▸ **Aim**
Could you retype the lines below, starting at the line holding "Output the web" and stopping at the line holding "const values = [5.58, 15.54, 25.5, 7.01];", inclusive? Copy them exactly and drop the images.
## Start Data
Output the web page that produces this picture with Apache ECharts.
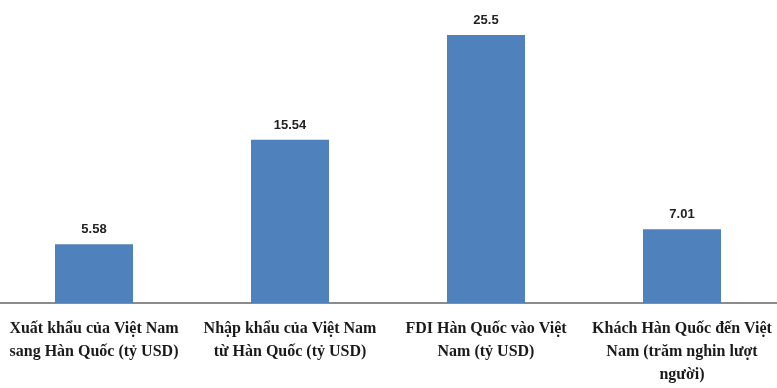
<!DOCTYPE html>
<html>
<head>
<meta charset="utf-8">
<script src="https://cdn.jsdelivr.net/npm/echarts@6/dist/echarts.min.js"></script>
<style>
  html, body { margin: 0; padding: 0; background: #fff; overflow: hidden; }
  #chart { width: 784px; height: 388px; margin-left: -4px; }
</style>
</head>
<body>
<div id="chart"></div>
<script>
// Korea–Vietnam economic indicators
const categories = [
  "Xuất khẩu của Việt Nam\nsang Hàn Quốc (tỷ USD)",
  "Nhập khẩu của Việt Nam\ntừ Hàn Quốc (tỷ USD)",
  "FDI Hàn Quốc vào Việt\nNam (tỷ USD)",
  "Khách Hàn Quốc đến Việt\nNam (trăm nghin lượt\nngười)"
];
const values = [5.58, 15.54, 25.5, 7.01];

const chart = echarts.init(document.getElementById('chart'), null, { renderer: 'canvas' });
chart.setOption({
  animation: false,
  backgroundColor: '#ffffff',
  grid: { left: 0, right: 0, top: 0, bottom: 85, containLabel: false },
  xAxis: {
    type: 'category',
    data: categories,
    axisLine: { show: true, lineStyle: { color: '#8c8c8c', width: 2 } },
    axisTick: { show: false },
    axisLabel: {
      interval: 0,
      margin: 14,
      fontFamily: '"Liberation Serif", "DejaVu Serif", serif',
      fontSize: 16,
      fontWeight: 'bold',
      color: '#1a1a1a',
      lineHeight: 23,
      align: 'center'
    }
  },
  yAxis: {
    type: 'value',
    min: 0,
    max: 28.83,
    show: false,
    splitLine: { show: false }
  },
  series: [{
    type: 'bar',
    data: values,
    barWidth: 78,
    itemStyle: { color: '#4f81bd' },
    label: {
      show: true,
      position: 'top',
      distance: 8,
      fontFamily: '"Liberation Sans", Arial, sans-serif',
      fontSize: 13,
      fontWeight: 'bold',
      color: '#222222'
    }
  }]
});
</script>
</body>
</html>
## End Data
## Start Data
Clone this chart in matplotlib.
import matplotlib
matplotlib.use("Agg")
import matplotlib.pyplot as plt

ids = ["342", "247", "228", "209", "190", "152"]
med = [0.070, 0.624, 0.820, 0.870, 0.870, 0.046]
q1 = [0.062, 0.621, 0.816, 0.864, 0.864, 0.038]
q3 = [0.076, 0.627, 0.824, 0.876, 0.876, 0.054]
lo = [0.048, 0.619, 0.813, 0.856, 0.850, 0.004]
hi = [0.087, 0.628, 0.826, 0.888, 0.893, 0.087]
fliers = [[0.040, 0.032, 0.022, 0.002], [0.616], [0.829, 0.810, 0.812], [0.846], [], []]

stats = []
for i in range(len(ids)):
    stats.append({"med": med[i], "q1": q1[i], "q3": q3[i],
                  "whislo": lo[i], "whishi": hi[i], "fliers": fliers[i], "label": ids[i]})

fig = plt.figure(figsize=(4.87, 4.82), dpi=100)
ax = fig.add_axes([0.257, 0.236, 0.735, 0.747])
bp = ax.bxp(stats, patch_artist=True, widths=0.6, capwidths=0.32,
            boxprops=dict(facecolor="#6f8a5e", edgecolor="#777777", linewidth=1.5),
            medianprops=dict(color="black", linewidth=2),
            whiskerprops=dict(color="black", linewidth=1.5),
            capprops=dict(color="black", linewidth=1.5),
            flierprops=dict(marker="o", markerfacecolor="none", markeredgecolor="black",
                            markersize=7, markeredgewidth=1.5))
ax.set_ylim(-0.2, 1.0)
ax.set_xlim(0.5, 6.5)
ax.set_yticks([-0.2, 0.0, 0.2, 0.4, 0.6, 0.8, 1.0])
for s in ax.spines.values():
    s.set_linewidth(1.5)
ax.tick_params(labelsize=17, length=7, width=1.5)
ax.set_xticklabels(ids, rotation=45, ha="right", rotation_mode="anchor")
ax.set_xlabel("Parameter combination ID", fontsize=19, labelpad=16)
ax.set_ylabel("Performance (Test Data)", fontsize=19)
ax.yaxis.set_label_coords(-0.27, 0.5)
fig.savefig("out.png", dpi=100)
## End Data
▸ **Exercise output**
Output the web page that produces this picture with Apache ECharts.
<!DOCTYPE html>
<html>
<head>
<meta charset="utf-8">
<script src="https://cdn.jsdelivr.net/npm/echarts@6/dist/echarts.min.js"></script>
<style>
  html, body { margin: 0; padding: 0; background: #fff; overflow: hidden; }
  #chart { width: 784px; height: 388px; margin-left: -4px; }
</style>
</head>
<body>
<div id="chart"></div>
<script>
// Korea–Vietnam economic indicators
const categories = [
  "Xuất khẩu của Việt Nam\nsang Hàn Quốc (tỷ USD)",
  "Nhập khẩu của Việt Nam\ntừ Hàn Quốc (tỷ USD)",
  "FDI Hàn Quốc vào Việt\nNam (tỷ USD)",
  "Khách Hàn Quốc đến Việt\nNam (trăm nghin lượt\nngười)"
];
const values = [5.58, 15.54, 25.5, 7.01];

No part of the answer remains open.